Washington: Turkey is expecting the United States to not implement a decision to terminate the country’s preferential trade treatment under a programme that allowed some exports to enter the United States duty free, the Turkish embassy in Washington said in a statement on Friday.
The US Trade Representative (USTR) in early March said Turkey was no longer eligible to participate in the Generalised System of Preferences (GSP) programme because it “is sufficiently economically developed.” “To reach the $75 billion target laid out by President Erdogan and President Trump for mutual trade volumes between Turkey and the US, we have conveyed, in multiple occasions, to the US
side our expectations that any measures obstructive for mutual trade be dropped,” the Turkish embassy said in a statement to Reuters.
“In this context, our expectation that the decision to terminate our country’s GSP designation would not be implemented continues,” it added.
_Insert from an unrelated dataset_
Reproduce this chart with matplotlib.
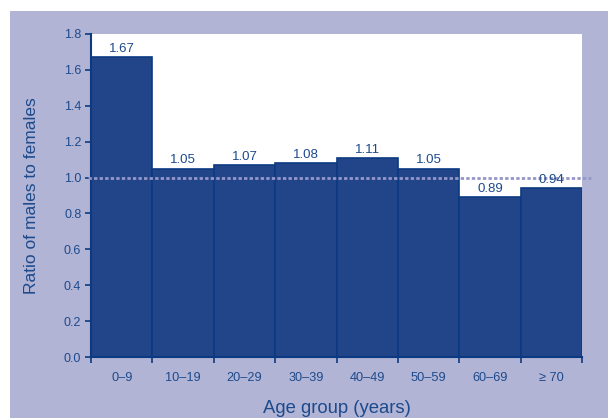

USTR did not immediately respond to a request for comment.
USTR in early March said removing Turkey from the programme would not take effect for at least 60 days after notifications to Congress and the Turkish government, and it would be enacted by a presidential proclamation.
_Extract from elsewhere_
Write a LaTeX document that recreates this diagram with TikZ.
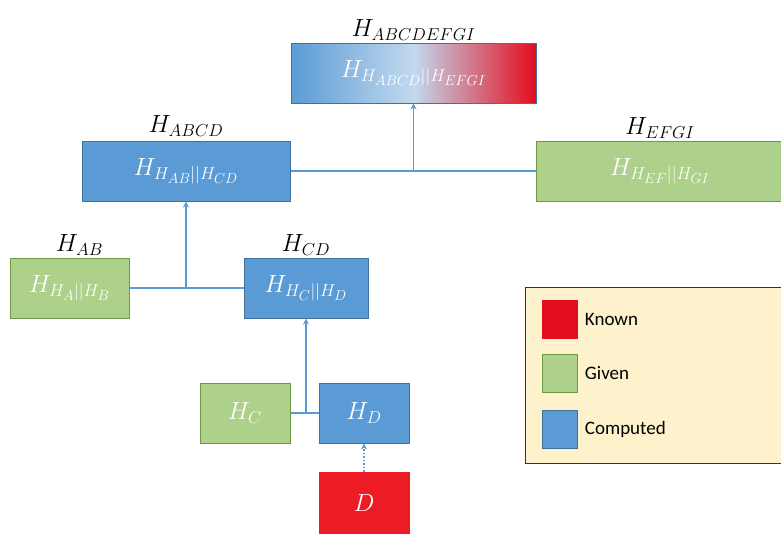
\documentclass[tikz,border=0pt]{standalone}
\usepackage{amsmath}
\usepackage{fontspec}
\setmainfont{Carlito}
\usepackage{xcolor}
\usetikzlibrary{arrows.meta, positioning}

\DeclareMathSizes{24}{24}{18}{14}
\DeclareMathSizes{26}{26}{18}{14}

\definecolor{compblue}{HTML}{5B9BD5}
\definecolor{compborder}{HTML}{41719C}
\definecolor{givengreen}{HTML}{ADD08B}
\definecolor{givenborder}{HTML}{6A9A45}
\definecolor{knownred}{HTML}{E30D1E}
\definecolor{dred}{HTML}{ED1C24}
\definecolor{midblue}{HTML}{C2D9EE}
\definecolor{legendbg}{HTML}{FDF2CC}

\begin{document}
\begin{tikzpicture}[
        x=1pt, y=-1pt,
        box/.style={rectangle, draw, line width=1pt, minimum height=60pt, text=white, font=\fontsize{24}{28}\selectfont},
        computed/.style={box, fill=compblue, draw=compborder},
        given/.style={box, fill=givengreen, draw=givenborder},
        known/.style={box, fill=dred, draw=dred},
        title/.style={font=\fontsize{26}{30}\selectfont, inner sep=1pt},
        key/.style={rectangle, minimum width=35pt, minimum height=38pt, line width=0.8pt},
        link/.style={line width=1.5pt, draw=compblue},
        arrow/.style={link, -{Stealth[length=6pt, width=6pt]}}
    ]
        \useasboundingbox (0,0) rectangle (781,533);

        % Nodes
        \node[computed, minimum width=245pt, left color=compblue, right color=knownred, middle color=midblue] (top) at (413.5,73) {$H_{H_{ABCD}||H_{EFGI}}$};
        \node[computed, minimum width=208pt] (abcd) at (186,171) {$H_{H_{AB}||H_{CD}}$};
        \node[given, minimum width=254pt] (efgi) at (663,171) {\hspace*{-3pt}$H_{H_{EF}||H_{GI}}$\hspace*{3pt}};
        \node[given, minimum width=119pt] (ab) at (69.5,288) {$H_{H_{A}||H_{B}}$};
        \node[computed, minimum width=124pt] (cd) at (306,288) {$H_{H_{C}||H_{D}}$};
        \node[given, minimum width=90pt] (hc) at (245,413) {$H_C$};
        \node[computed, minimum width=90pt] (hd) at (364,413) {$H_D$};
        \node[known, minimum width=90pt, minimum height=62pt] (d) at (364,503) {$D$};

        % Titles
        \node[title, above=1pt of top] (topT) {$H_{ABCDEFGI}$};
        \node[title, above=3pt of abcd] (abcdT) {$H_{ABCD}$};
        \node[title, above=1pt of efgi, xshift=-3pt] (efgiT) {$H_{EFGI}$};
        \node[title, above=1pt of ab, xshift=10pt] (abT) {$H_{AB}$};
        \node[title, above=1pt of cd] (cdT) {$H_{CD}$};

        % Legend
        \draw[fill=legendbg, draw=black!80, line width=0.8pt] (525,287) rectangle (790,463);
        \node[key, fill=knownred, draw=knownred] (kknown) at (559.5,319) {};
        \node[key, fill=givengreen, draw=givenborder] (kgiven) at (559.5,373) {};
        \node[key, fill=compblue, draw=compborder] (kcomp) at (559.5,429) {};
        \node[right=4pt of kknown, font=\fontsize{19}{22}\selectfont] (lknown) {Known};
        \node[right=4pt of kgiven, font=\fontsize{19}{22}\selectfont] (lgiven) {Given};
        \node[right=4pt of kcomp, font=\fontsize{19}{22}\selectfont] (lcomp) {Computed};

        % Arrows
        \draw[link] (ab) -- (cd);
        \draw[arrow] (abcd.south |- ab.east) -- (abcd.south);
        \draw[link] (abcd) -- (efgi);
        \draw[arrow] (top.south |- abcd.east) -- (top.south);
        \draw[link] (hc) -- (hd);
        \draw[arrow] (cd.south |- hc.east) -- (cd.south);
        \draw[arrow, dotted] (d) -- (hd);
    \end{tikzpicture}
\end{document}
Last August, USTR said it was reviewing Turkey’s eligibility in the programme after the Nato ally imposed retaliatory tariffs on US goods in response to American steel and aluminium tariffs.
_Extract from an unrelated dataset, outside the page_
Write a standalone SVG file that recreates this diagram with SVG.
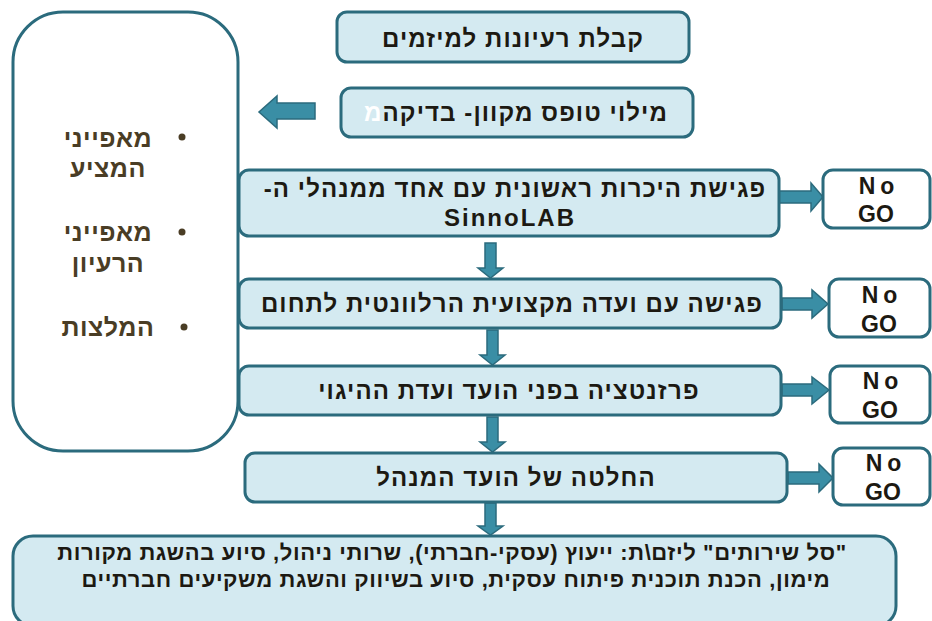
<svg xmlns="http://www.w3.org/2000/svg" width="932" height="621" viewBox="0 0 932 621">
  <style>
    .step { fill: #d4eaf1; stroke: #2b6b7d; stroke-width: 3; }
    .panel { fill: #ffffff; stroke: #2b6b7d; stroke-width: 3; }
    .nogo { fill: #ffffff; stroke: #2b6b7d; stroke-width: 3; }
    .arrow { fill: #3a8ea5; stroke: #2b6b7d; stroke-width: 1.5; stroke-linejoin: miter; }
    .t { font-family: "Liberation Sans", Arial, "DejaVu Sans", sans-serif; font-weight: bold; fill: #1c1912; text-anchor: middle; direction: rtl; unicode-bidi: embed; }
    .s { font-size: 24px; letter-spacing: 1.1px; }
    .b { font-size: 22px; letter-spacing: 0.6px; }
    .side { font-family: "Liberation Sans", Arial, "DejaVu Sans", sans-serif; font-weight: bold; font-size: 25px; letter-spacing: 0.5px; fill: #4a3d25; text-anchor: middle; direction: rtl; unicode-bidi: embed; }
    .en { font-family: "Liberation Sans", Arial, sans-serif; font-weight: bold; font-size: 23px; fill: #1c1912; text-anchor: middle; }
    .no { letter-spacing: 5px; }
    .dot { fill: #4a3d25; }
  </style>

  <!-- side panel with criteria -->
  <g id="criteria">
    <rect class="panel" x="13" y="12" width="225" height="439" rx="50" ry="50"/>
    <circle class="dot" cx="182" cy="137" r="3.5"/>
    <text class="side" x="108" y="147">מאפייני</text>
    <text class="side" x="108" y="177">המציע</text>
    <circle class="dot" cx="182" cy="232" r="3.5"/>
    <text class="side" x="108" y="241">מאפייני</text>
    <text class="side" x="108" y="272">הרעיון</text>
    <circle class="dot" cx="184" cy="327" r="3.5"/>
    <text class="side" x="108" y="336">המלצות</text>
  </g>

  <!-- connectors -->
  <g id="connectors">
    <!-- online form feeds the criteria panel -->
    <polygon class="arrow" points="315,103 277,103 277,96 259,112 277,128 277,119 315,119"/>
    <!-- step to step -->
    <polygon class="arrow" points="485,243 496,243 496,268 503,268 490.5,278 478,268 485,268"/>
    <polygon class="arrow" points="487,330 498,330 498,355 505,355 492.5,365 480,355 487,355"/>
    <polygon class="arrow" points="487,417 498,417 498,442 505,442 492.5,452 480,442 487,442"/>
    <polygon class="arrow" points="485,503 496,503 496,526 503,526 490.5,535 478,526 485,526"/>
    <!-- steps to No GO -->
    <polygon class="arrow" points="779,191 811,191 811,183 823,197 811,211 811,203 779,203"/>
    <polygon class="arrow" points="782,298 812,298 812,290 828,304 812,318 812,310 782,310"/>
    <polygon class="arrow" points="782,384 812,384 812,377 829,390 812,404 812,396 782,396"/>
    <polygon class="arrow" points="788,472 819,472 819,464 833,478 819,492 819,484 788,484"/>
  </g>

  <g id="step-ideas">
    <rect class="step" x="337" y="12" width="352" height="50" rx="10"/>
    <text class="t s" x="513" y="47">קבלת רעיונות למיזמים</text>
  </g>

  <g id="step-form">
    <rect class="step" x="341" y="88" width="352" height="49" rx="10"/>
    <text class="t s" x="516" y="121">מילוי טופס מקוון- בדיקה<tspan fill="#ffffff">מ</tspan></text>
  </g>

  <g id="step-intro">
    <rect class="step" x="239" y="170" width="540" height="66" rx="10"/>
    <text class="t s" x="515" y="197">פגישת היכרות ראשונית עם אחד ממנהלי ה-</text>
    <text class="t s" x="510" y="226" style="letter-spacing:2px">SinnoLAB</text>
  </g>

  <g id="step-committee">
    <rect class="step" x="239" y="279" width="542" height="49" rx="10"/>
    <text class="t s" x="512" y="312">פגישה עם ועדה מקצועית הרלוונטית לתחום</text>
  </g>

  <g id="step-steering">
    <rect class="step" x="239" y="366" width="542" height="49" rx="10"/>
    <text class="t s" x="509" y="399">פרזנטציה בפני הועד ועדת ההיגוי</text>
  </g>

  <g id="step-board">
    <rect class="step" x="245" y="453" width="542" height="49" rx="10"/>
    <text class="t s" x="516" y="486">החלטה של הועד המנהל</text>
  </g>

  <g id="services">
    <rect class="step" x="13" y="536" width="883" height="90" rx="20"/>
    <text class="t b" x="452" y="560">"סל שירותים" ליזם\ת: ייעוץ (עסקי-חברתי), שרותי ניהול, סיוע בהשגת מקורות</text>
    <text class="t b" x="456" y="587">מימון, הכנת תוכנית פיתוח עסקית, סיוע בשיווק והשגת משקיעים חברתיים</text>
  </g>

  <g id="nogo-1">
    <rect class="nogo" x="823" y="170" width="107" height="58" rx="10"/>
    <text class="en no" x="879" y="194">No</text>
    <text class="en" x="876" y="222">GO</text>
  </g>
  <g id="nogo-2">
    <rect class="nogo" x="829" y="279" width="101" height="58" rx="10"/>
    <text class="en no" x="882" y="303">No</text>
    <text class="en" x="879" y="332">GO</text>
  </g>
  <g id="nogo-3">
    <rect class="nogo" x="830" y="366" width="100" height="57" rx="10"/>
    <text class="en no" x="883" y="389">No</text>
    <text class="en" x="880" y="418">GO</text>
  </g>
  <g id="nogo-4">
    <rect class="nogo" x="833" y="448" width="97" height="57" rx="10"/>
    <text class="en no" x="886" y="471">No</text>
    <text class="en" x="883" y="500">GO</text>
  </g>
</svg>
Turkey is one of 120 countries that participate in the GSP, the oldest and largest US trade preference programme. It aims to promote economic development in beneficiary countries and territories by eliminating duties on thousands of products.
The United States imported $1.66 billion in 2017 from Turkey under the GSP programme, representing 17.7 per cent of total US imports from Turkey, according to USTR’s website.
The leading GSP import categories were vehicles and vehicle parts, jewellery and precious metals, and stone articles, the website said.